## BEGIN
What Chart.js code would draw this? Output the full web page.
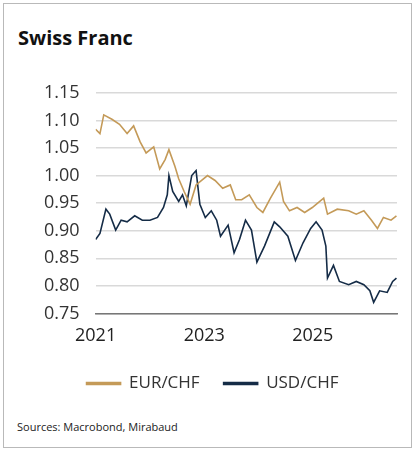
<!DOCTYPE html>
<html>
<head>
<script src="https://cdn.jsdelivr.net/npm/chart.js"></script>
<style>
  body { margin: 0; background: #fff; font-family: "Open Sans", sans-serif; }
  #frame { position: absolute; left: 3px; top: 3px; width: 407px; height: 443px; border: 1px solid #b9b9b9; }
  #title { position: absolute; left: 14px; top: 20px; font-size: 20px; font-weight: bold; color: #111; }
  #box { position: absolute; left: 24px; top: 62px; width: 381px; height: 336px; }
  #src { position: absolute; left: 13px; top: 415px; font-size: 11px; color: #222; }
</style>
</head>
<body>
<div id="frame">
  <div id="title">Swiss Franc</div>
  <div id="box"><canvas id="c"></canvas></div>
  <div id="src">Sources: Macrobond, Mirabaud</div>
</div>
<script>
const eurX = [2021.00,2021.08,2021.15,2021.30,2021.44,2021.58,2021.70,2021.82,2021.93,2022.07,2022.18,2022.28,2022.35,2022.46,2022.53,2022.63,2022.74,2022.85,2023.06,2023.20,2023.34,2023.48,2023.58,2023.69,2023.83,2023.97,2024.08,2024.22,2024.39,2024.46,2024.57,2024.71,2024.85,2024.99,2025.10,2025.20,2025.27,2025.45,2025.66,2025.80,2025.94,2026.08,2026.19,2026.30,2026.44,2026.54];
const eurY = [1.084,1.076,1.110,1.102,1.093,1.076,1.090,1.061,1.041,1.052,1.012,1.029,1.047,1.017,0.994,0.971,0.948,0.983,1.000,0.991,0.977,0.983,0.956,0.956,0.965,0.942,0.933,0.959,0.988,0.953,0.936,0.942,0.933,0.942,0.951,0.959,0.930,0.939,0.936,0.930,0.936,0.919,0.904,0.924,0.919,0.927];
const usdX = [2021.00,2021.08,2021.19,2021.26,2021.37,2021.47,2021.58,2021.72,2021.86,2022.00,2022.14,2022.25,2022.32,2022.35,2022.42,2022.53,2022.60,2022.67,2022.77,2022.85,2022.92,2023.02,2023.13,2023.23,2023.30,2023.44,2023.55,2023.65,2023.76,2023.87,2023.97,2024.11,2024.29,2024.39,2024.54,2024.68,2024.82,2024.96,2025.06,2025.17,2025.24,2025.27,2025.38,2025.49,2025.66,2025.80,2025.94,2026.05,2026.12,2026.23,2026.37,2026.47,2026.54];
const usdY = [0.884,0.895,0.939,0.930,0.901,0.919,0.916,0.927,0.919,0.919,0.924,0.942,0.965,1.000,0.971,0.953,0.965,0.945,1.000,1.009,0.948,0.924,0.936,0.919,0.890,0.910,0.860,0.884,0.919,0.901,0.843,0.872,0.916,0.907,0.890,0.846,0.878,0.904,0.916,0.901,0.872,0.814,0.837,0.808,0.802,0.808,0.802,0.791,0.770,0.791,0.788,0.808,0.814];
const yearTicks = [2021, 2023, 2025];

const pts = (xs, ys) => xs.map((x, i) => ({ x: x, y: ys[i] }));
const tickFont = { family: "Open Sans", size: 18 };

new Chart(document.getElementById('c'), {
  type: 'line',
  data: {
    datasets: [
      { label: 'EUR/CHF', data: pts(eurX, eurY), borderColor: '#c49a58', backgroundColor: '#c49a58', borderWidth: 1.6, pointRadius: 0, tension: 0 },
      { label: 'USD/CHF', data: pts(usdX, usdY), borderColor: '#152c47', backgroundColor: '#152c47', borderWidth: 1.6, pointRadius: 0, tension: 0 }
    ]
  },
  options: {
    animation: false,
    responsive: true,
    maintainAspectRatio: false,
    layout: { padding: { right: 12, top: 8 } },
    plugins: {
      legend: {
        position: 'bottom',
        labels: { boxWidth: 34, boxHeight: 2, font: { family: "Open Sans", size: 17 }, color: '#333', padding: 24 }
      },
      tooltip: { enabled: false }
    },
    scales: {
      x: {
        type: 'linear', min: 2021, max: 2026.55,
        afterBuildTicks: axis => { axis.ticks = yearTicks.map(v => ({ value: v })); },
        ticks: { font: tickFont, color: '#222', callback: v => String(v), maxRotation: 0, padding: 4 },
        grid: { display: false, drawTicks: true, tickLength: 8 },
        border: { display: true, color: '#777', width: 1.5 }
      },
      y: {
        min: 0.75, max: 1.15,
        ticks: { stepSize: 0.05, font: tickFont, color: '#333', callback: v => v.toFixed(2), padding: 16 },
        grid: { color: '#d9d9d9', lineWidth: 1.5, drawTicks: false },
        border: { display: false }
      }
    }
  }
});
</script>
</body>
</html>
## END
__WHAT TO PRODUCE__. Print the full listing exactly, dropping the pictures.

__FINAL ANSWER__.
What Chart.js code would draw this? Output the full web page.
<!DOCTYPE html>
<html>
<head>
<script src="https://cdn.jsdelivr.net/npm/chart.js"></script>
<style>
  body { margin: 0; background: #fff; font-family: "Open Sans", sans-serif; }
  #frame { position: absolute; left: 3px; top: 3px; width: 407px; height: 443px; border: 1px solid #b9b9b9; }
  #title { position: absolute; left: 14px; top: 20px; font-size: 20px; font-weight: bold; color: #111; }
  #box { position: absolute; left: 24px; top: 62px; width: 381px; height: 336px; }
  #src { position: absolute; left: 13px; top: 415px; font-size: 11px; color: #222; }
</style>
</head>
<body>
<div id="frame">
  <div id="title">Swiss Franc</div>
  <div id="box"><canvas id="c"></canvas></div>
  <div id="src">Sources: Macrobond, Mirabaud</div>
</div>
<script>
const eurX = [2021.00,2021.08,2021.15,2021.30,2021.44,2021.58,2021.70,2021.82,2021.93,2022.07,2022.18,2022.28,2022.35,2022.46,2022.53,2022.63,2022.74,2022.85,2023.06,2023.20,2023.34,2023.48,2023.58,2023.69,2023.83,2023.97,2024.08,2024.22,2024.39,2024.46,2024.57,2024.71,2024.85,2024.99,2025.10,2025.20,2025.27,2025.45,2025.66,2025.80,2025.94,2026.08,2026.19,2026.30,2026.44,2026.54];
const eurY = [1.084,1.076,1.110,1.102,1.093,1.076,1.090,1.061,1.041,1.052,1.012,1.029,1.047,1.017,0.994,0.971,0.948,0.983,1.000,0.991,0.977,0.983,0.956,0.956,0.965,0.942,0.933,0.959,0.988,0.953,0.936,0.942,0.933,0.942,0.951,0.959,0.930,0.939,0.936,0.930,0.936,0.919,0.904,0.924,0.919,0.927];
const usdX = [2021.00,2021.08,2021.19,2021.26,2021.37,2021.47,2021.58,2021.72,2021.86,2022.00,2022.14,2022.25,2022.32,2022.35,2022.42,2022.53,2022.60,2022.67,2022.77,2022.85,2022.92,2023.02,2023.13,2023.23,2023.30,2023.44,2023.55,2023.65,2023.76,2023.87,2023.97,2024.11,2024.29,2024.39,2024.54,2024.68,2024.82,2024.96,2025.06,2025.17,2025.24,2025.27,2025.38,2025.49,2025.66,2025.80,2025.94,2026.05,2026.12,2026.23,2026.37,2026.47,2026.54];
const usdY = [0.884,0.895,0.939,0.930,0.901,0.919,0.916,0.927,0.919,0.919,0.924,0.942,0.965,1.000,0.971,0.953,0.965,0.945,1.000,1.009,0.948,0.924,0.936,0.919,0.890,0.910,0.860,0.884,0.919,0.901,0.843,0.872,0.916,0.907,0.890,0.846,0.878,0.904,0.916,0.901,0.872,0.814,0.837,0.808,0.802,0.808,0.802,0.791,0.770,0.791,0.788,0.808,0.814];
const yearTicks = [2021, 2023, 2025];

const pts = (xs, ys) => xs.map((x, i) => ({ x: x, y: ys[i] }));
const tickFont = { family: "Open Sans", size: 18 };

new Chart(document.getElementById('c'), {
  type: 'line',
  data: {
    datasets: [
      { label: 'EUR/CHF', data: pts(eurX, eurY), borderColor: '#c49a58', backgroundColor: '#c49a58', borderWidth: 1.6, pointRadius: 0, tension: 0 },
      { label: 'USD/CHF', data: pts(usdX, usdY), borderColor: '#152c47', backgroundColor: '#152c47', borderWidth: 1.6, pointRadius: 0, tension: 0 }
    ]
  },
  options: {
    animation: false,
    responsive: true,
    maintainAspectRatio: false,
    layout: { padding: { right: 12, top: 8 } },
    plugins: {
      legend: {
        position: 'bottom',
        labels: { boxWidth: 34, boxHeight: 2, font: { family: "Open Sans", size: 17 }, color: '#333', padding: 24 }
      },
      tooltip: { enabled: false }
    },
    scales: {
      x: {
        type: 'linear', min: 2021, max: 2026.55,
        afterBuildTicks: axis => { axis.ticks = yearTicks.map(v => ({ value: v })); },
        ticks: { font: tickFont, color: '#222', callback: v => String(v), maxRotation: 0, padding: 4 },
        grid: { display: false, drawTicks: true, tickLength: 8 },
        border: { display: true, color: '#777', width: 1.5 }
      },
      y: {
        min: 0.75, max: 1.15,
        ticks: { stepSize: 0.05, font: tickFont, color: '#333', callback: v => v.toFixed(2), padding: 16 },
        grid: { color: '#d9d9d9', lineWidth: 1.5, drawTicks: false },
        border: { display: false }
      }
    }
  }
});
</script>
</body>
</html>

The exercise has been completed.